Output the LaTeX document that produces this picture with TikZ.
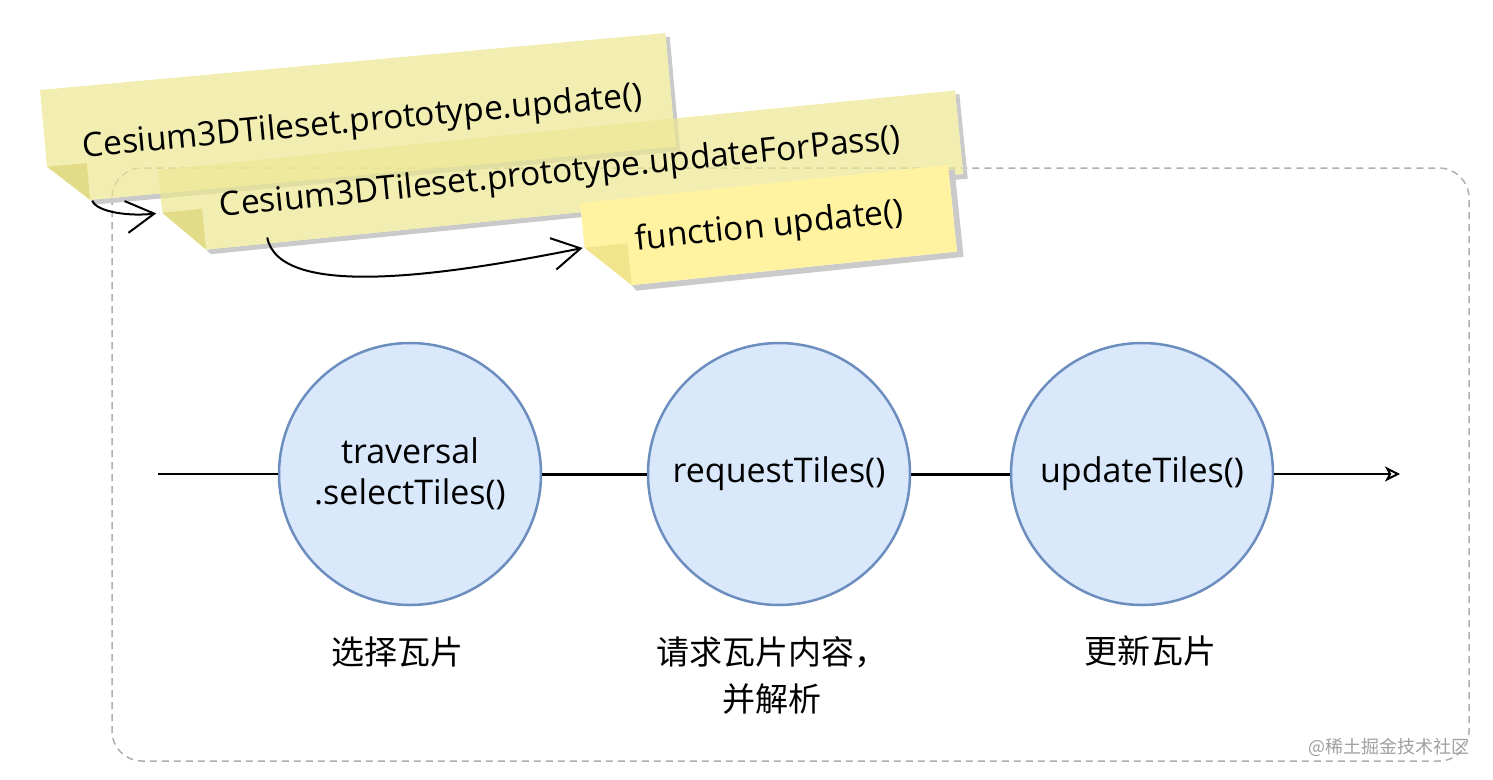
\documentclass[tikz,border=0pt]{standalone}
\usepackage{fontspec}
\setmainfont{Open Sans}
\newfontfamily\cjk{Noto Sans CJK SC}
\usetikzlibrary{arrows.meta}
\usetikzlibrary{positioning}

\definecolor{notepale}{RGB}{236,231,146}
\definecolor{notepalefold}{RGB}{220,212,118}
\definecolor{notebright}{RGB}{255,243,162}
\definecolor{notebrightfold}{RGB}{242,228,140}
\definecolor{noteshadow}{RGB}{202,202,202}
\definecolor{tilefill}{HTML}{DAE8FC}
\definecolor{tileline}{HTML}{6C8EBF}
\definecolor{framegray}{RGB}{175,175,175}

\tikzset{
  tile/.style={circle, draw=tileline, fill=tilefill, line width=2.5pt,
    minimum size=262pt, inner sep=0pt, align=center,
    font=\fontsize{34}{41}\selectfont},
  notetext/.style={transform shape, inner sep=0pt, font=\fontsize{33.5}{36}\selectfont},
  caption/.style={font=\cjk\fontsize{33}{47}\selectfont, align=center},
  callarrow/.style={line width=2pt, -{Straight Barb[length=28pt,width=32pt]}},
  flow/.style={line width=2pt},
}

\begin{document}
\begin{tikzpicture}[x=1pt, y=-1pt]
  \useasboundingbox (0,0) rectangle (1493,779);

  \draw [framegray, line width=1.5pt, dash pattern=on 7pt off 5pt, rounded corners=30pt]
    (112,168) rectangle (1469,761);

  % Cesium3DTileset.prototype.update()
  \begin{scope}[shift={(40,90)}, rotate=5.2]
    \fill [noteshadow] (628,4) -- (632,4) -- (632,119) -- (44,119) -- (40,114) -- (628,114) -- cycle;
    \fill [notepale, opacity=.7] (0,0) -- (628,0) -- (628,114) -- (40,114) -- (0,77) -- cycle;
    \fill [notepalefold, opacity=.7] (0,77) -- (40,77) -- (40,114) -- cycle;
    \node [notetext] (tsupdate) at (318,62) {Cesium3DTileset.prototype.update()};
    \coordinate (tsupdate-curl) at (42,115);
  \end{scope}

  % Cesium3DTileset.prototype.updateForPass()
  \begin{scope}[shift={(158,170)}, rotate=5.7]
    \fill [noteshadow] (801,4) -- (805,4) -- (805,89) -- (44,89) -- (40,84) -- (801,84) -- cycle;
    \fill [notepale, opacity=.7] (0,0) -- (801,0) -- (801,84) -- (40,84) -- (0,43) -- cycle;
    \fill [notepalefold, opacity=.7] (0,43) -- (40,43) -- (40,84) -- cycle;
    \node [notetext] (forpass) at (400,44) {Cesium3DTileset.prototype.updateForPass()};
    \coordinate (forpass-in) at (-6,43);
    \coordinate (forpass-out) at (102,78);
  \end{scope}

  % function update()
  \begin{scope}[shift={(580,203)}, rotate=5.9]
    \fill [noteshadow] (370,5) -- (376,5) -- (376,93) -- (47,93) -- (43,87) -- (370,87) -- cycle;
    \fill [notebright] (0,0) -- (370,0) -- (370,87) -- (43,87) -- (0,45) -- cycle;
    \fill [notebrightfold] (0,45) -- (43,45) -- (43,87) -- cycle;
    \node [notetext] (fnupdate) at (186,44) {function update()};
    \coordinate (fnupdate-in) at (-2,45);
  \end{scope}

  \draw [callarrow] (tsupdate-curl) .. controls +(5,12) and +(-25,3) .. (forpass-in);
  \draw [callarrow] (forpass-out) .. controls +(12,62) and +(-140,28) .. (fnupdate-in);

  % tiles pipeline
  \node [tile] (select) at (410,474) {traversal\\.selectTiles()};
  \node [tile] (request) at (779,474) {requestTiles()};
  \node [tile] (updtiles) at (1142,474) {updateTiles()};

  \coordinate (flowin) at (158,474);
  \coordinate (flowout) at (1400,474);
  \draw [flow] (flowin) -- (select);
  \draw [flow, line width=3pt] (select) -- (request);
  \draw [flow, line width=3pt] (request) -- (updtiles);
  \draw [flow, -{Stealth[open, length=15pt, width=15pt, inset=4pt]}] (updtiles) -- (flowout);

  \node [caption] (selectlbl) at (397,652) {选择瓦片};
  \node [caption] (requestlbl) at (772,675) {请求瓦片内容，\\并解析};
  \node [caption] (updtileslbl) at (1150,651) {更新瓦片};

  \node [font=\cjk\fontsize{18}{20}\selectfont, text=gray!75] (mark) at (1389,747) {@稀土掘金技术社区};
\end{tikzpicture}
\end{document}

------------------------------------------------------------------------

| Exercise description |
Copy the listing word for word, excluding its pictures.

| Solution |
Output the LaTeX document that produces this picture with TikZ.
\documentclass[tikz,border=0pt]{standalone}
\usepackage{fontspec}
\setmainfont{Open Sans}
\newfontfamily\cjk{Noto Sans CJK SC}
\usetikzlibrary{arrows.meta}
\usetikzlibrary{positioning}

\definecolor{notepale}{RGB}{236,231,146}
\definecolor{notepalefold}{RGB}{220,212,118}
\definecolor{notebright}{RGB}{255,243,162}
\definecolor{notebrightfold}{RGB}{242,228,140}
\definecolor{noteshadow}{RGB}{202,202,202}
\definecolor{tilefill}{HTML}{DAE8FC}
\definecolor{tileline}{HTML}{6C8EBF}
\definecolor{framegray}{RGB}{175,175,175}

\tikzset{
  tile/.style={circle, draw=tileline, fill=tilefill, line width=2.5pt,
    minimum size=262pt, inner sep=0pt, align=center,
    font=\fontsize{34}{41}\selectfont},
  notetext/.style={transform shape, inner sep=0pt, font=\fontsize{33.5}{36}\selectfont},
  caption/.style={font=\cjk\fontsize{33}{47}\selectfont, align=center},
  callarrow/.style={line width=2pt, -{Straight Barb[length=28pt,width=32pt]}},
  flow/.style={line width=2pt},
}

\begin{document}
\begin{tikzpicture}[x=1pt, y=-1pt]
  \useasboundingbox (0,0) rectangle (1493,779);

  \draw [framegray, line width=1.5pt, dash pattern=on 7pt off 5pt, rounded corners=30pt]
    (112,168) rectangle (1469,761);

  % Cesium3DTileset.prototype.update()
  \begin{scope}[shift={(40,90)}, rotate=5.2]
    \fill [noteshadow] (628,4) -- (632,4) -- (632,119) -- (44,119) -- (40,114) -- (628,114) -- cycle;
    \fill [notepale, opacity=.7] (0,0) -- (628,0) -- (628,114) -- (40,114) -- (0,77) -- cycle;
    \fill [notepalefold, opacity=.7] (0,77) -- (40,77) -- (40,114) -- cycle;
    \node [notetext] (tsupdate) at (318,62) {Cesium3DTileset.prototype.update()};
    \coordinate (tsupdate-curl) at (42,115);
  \end{scope}

  % Cesium3DTileset.prototype.updateForPass()
  \begin{scope}[shift={(158,170)}, rotate=5.7]
    \fill [noteshadow] (801,4) -- (805,4) -- (805,89) -- (44,89) -- (40,84) -- (801,84) -- cycle;
    \fill [notepale, opacity=.7] (0,0) -- (801,0) -- (801,84) -- (40,84) -- (0,43) -- cycle;
    \fill [notepalefold, opacity=.7] (0,43) -- (40,43) -- (40,84) -- cycle;
    \node [notetext] (forpass) at (400,44) {Cesium3DTileset.prototype.updateForPass()};
    \coordinate (forpass-in) at (-6,43);
    \coordinate (forpass-out) at (102,78);
  \end{scope}

  % function update()
  \begin{scope}[shift={(580,203)}, rotate=5.9]
    \fill [noteshadow] (370,5) -- (376,5) -- (376,93) -- (47,93) -- (43,87) -- (370,87) -- cycle;
    \fill [notebright] (0,0) -- (370,0) -- (370,87) -- (43,87) -- (0,45) -- cycle;
    \fill [notebrightfold] (0,45) -- (43,45) -- (43,87) -- cycle;
    \node [notetext] (fnupdate) at (186,44) {function update()};
    \coordinate (fnupdate-in) at (-2,45);
  \end{scope}

  \draw [callarrow] (tsupdate-curl) .. controls +(5,12) and +(-25,3) .. (forpass-in);
  \draw [callarrow] (forpass-out) .. controls +(12,62) and +(-140,28) .. (fnupdate-in);

  % tiles pipeline
  \node [tile] (select) at (410,474) {traversal\\.selectTiles()};
  \node [tile] (request) at (779,474) {requestTiles()};
  \node [tile] (updtiles) at (1142,474) {updateTiles()};

  \coordinate (flowin) at (158,474);
  \coordinate (flowout) at (1400,474);
  \draw [flow] (flowin) -- (select);
  \draw [flow, line width=3pt] (select) -- (request);
  \draw [flow, line width=3pt] (request) -- (updtiles);
  \draw [flow, -{Stealth[open, length=15pt, width=15pt, inset=4pt]}] (updtiles) -- (flowout);

  \node [caption] (selectlbl) at (397,652) {选择瓦片};
  \node [caption] (requestlbl) at (772,675) {请求瓦片内容，\\并解析};
  \node [caption] (updtileslbl) at (1150,651) {更新瓦片};

  \node [font=\cjk\fontsize{18}{20}\selectfont, text=gray!75] (mark) at (1389,747) {@稀土掘金技术社区};
\end{tikzpicture}
\end{document}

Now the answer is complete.